Hope, Good News, & Community

16 Mar Hope, Good News, & Community

Dear Friends,

At the end of last week, I was scrolling through news feeds when this headline jumped out at me (perhaps you saw it, too):  “the American Psychological Association’s annual ‘Stress in America’ poll (published last Thursday) found that U.S. adults — already weary from two years of the Covid-19 pandemic — are now overwhelmingly troubled by inflation and the war in Ukraine.” 

According to the results, 87 percent of those surveyed cited rising costs of everyday items, such as groceries and gas, as a “significant source of stress.”  The same high percentage said their mental health was greatly affected by what has felt like a “constant stream of crises without a break over the last two years.”  And 84 percent said the Russian invasion of Ukraine is “terrifying to watch.”  The APA’s report used words like “unprecedented” and “startling” to describe the poll’s findings, in large part because of the uniformity of the source of our collective stress.  “We don’t usually see 80 percent of people telling us that [one] particular stressor is stressful for that many individuals,” said Lynn Bufka, a clinical psychologist and APA associate chief.  

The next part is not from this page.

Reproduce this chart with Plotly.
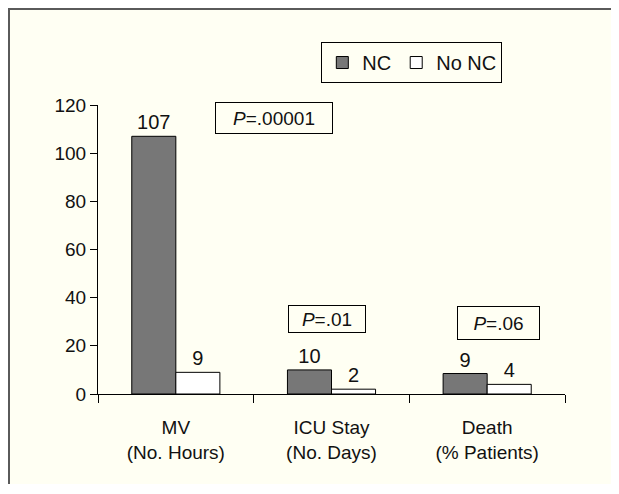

I doubt that many, if any, of us are surprised by these findings.  For starters, a lot of us count ourselves among the 80% who are deeply troubled or concerned about these same issues.  And we recognize that both individually and collectively, our patience, our coping abilities, and our internal reserves to deal with crises large and small are diminished after 24 months of Covid-19.  Many of us have thankfully survived the pandemic, but I don’t talk to many folks who feel like they have thrived during it.  

The church is uniquely positioned to respond to people who are experiencing high levels of stress.  One of the most important things we can do is offer community.  “Stress can feel really isolating,” said the APA report, before encouraging people to remember that they are not alone because the current stressors are “being experienced by most everybody.”  In past times of national crisis, the church has welcomed people, giving them a safe space to process fear, grief, or stress, while simultaneously providing a visible, tangible reminder that “we are all in this together.”

A second way the church can speak uniquely into the current storm of stress is to offer hope.  We are good news people!  We have not just a message of hope, but we know the source of hope—our friend and brother and Savior, Jesus Christ.   As we “lean in” to our faith, praying for our world, our loved ones, and yes, even our enemies, as we talked about on Sunday, we have a life-changing word to share with those around us: “God loves you.  God is at work.  God’s power to redeem is still transforming lives.  You are not alone.”  

Realizing that 80% of people walking around you or living beside you or serving you at the grocery store or working in the next cubicle are overwhelmingly stressed, this is a perfect time to be a living example of hope and to invite people into community.  And as an added bonus, doing so will help alleviate your stress, as well.